January 10, 2018 by Paul Ausick

Struggling retailer Sears Holdings Corp. (NASDAQ: SHLD) said this morning that same-store sales in the first two months (November and December) of its fiscal fourth quarter were down 16% to 17%. The decline no doubt contributed to the company’s decision to seek new and renegotiated financing.

Sears said it has raised $100 million in new financing and is seeking another $200 million. The company also amended its second-lien notes due in October, raising the borrowing base for inventory purchases and deferring the notes’ collateral coverage test. Sears also is discussing with lenders “improving” the terms on potentially more than $1 billion of non-first lien debt.

The company also said it has identified another $200 million in annualized cost savings “unrelated to store closures.” Sears announced earlier this month that it is closing 103 stores.

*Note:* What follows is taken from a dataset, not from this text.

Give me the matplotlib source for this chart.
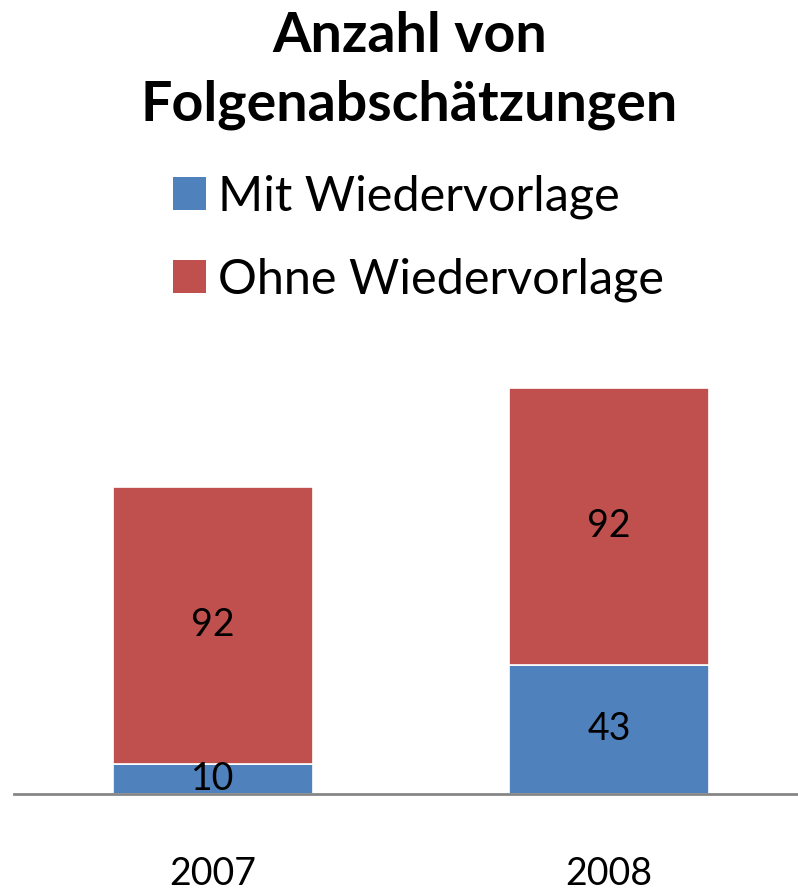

Chairman and CEO Edward Lampert said:

The initiatives we have announced today build on those achievements and make clear our determination to remain a viable competitor in the challenging retail environment. The financial transactions we are pursuing and incremental cost actions are designed to accelerate our return to profitability and enable Sears Holdings to increase our investment in the most promising opportunities in our enterprise, including our Shop Your Way network and our Sears Home Services business.

The less-upbeat news is sobering:

However, should the Company’s efforts to complete these transactions not be fully successful, the Board will consider all other options to maximize the value of its assets.

Regarding fourth-quarter results, Sears now expects an adjusted EBITDA loss of between $10 million and $70 million, compared with a $61 million loss in the year-ago quarter. The net loss attributable to shareholders is forecast at between $200 million and $320 million in the fourth quarter, compared with a $607 million loss in the fourth quarter of 2016.

Investors really like what they’ve heard and boosted the share price by more than 10% in premarket trading Wednesday to $3.45. However, shortly after the opening bell, shares traded at $3.18, in a 52-week range of $3.09 to $14.32. The low was posted Tuesday. The 12-month consensus price target on the stock is $3.00.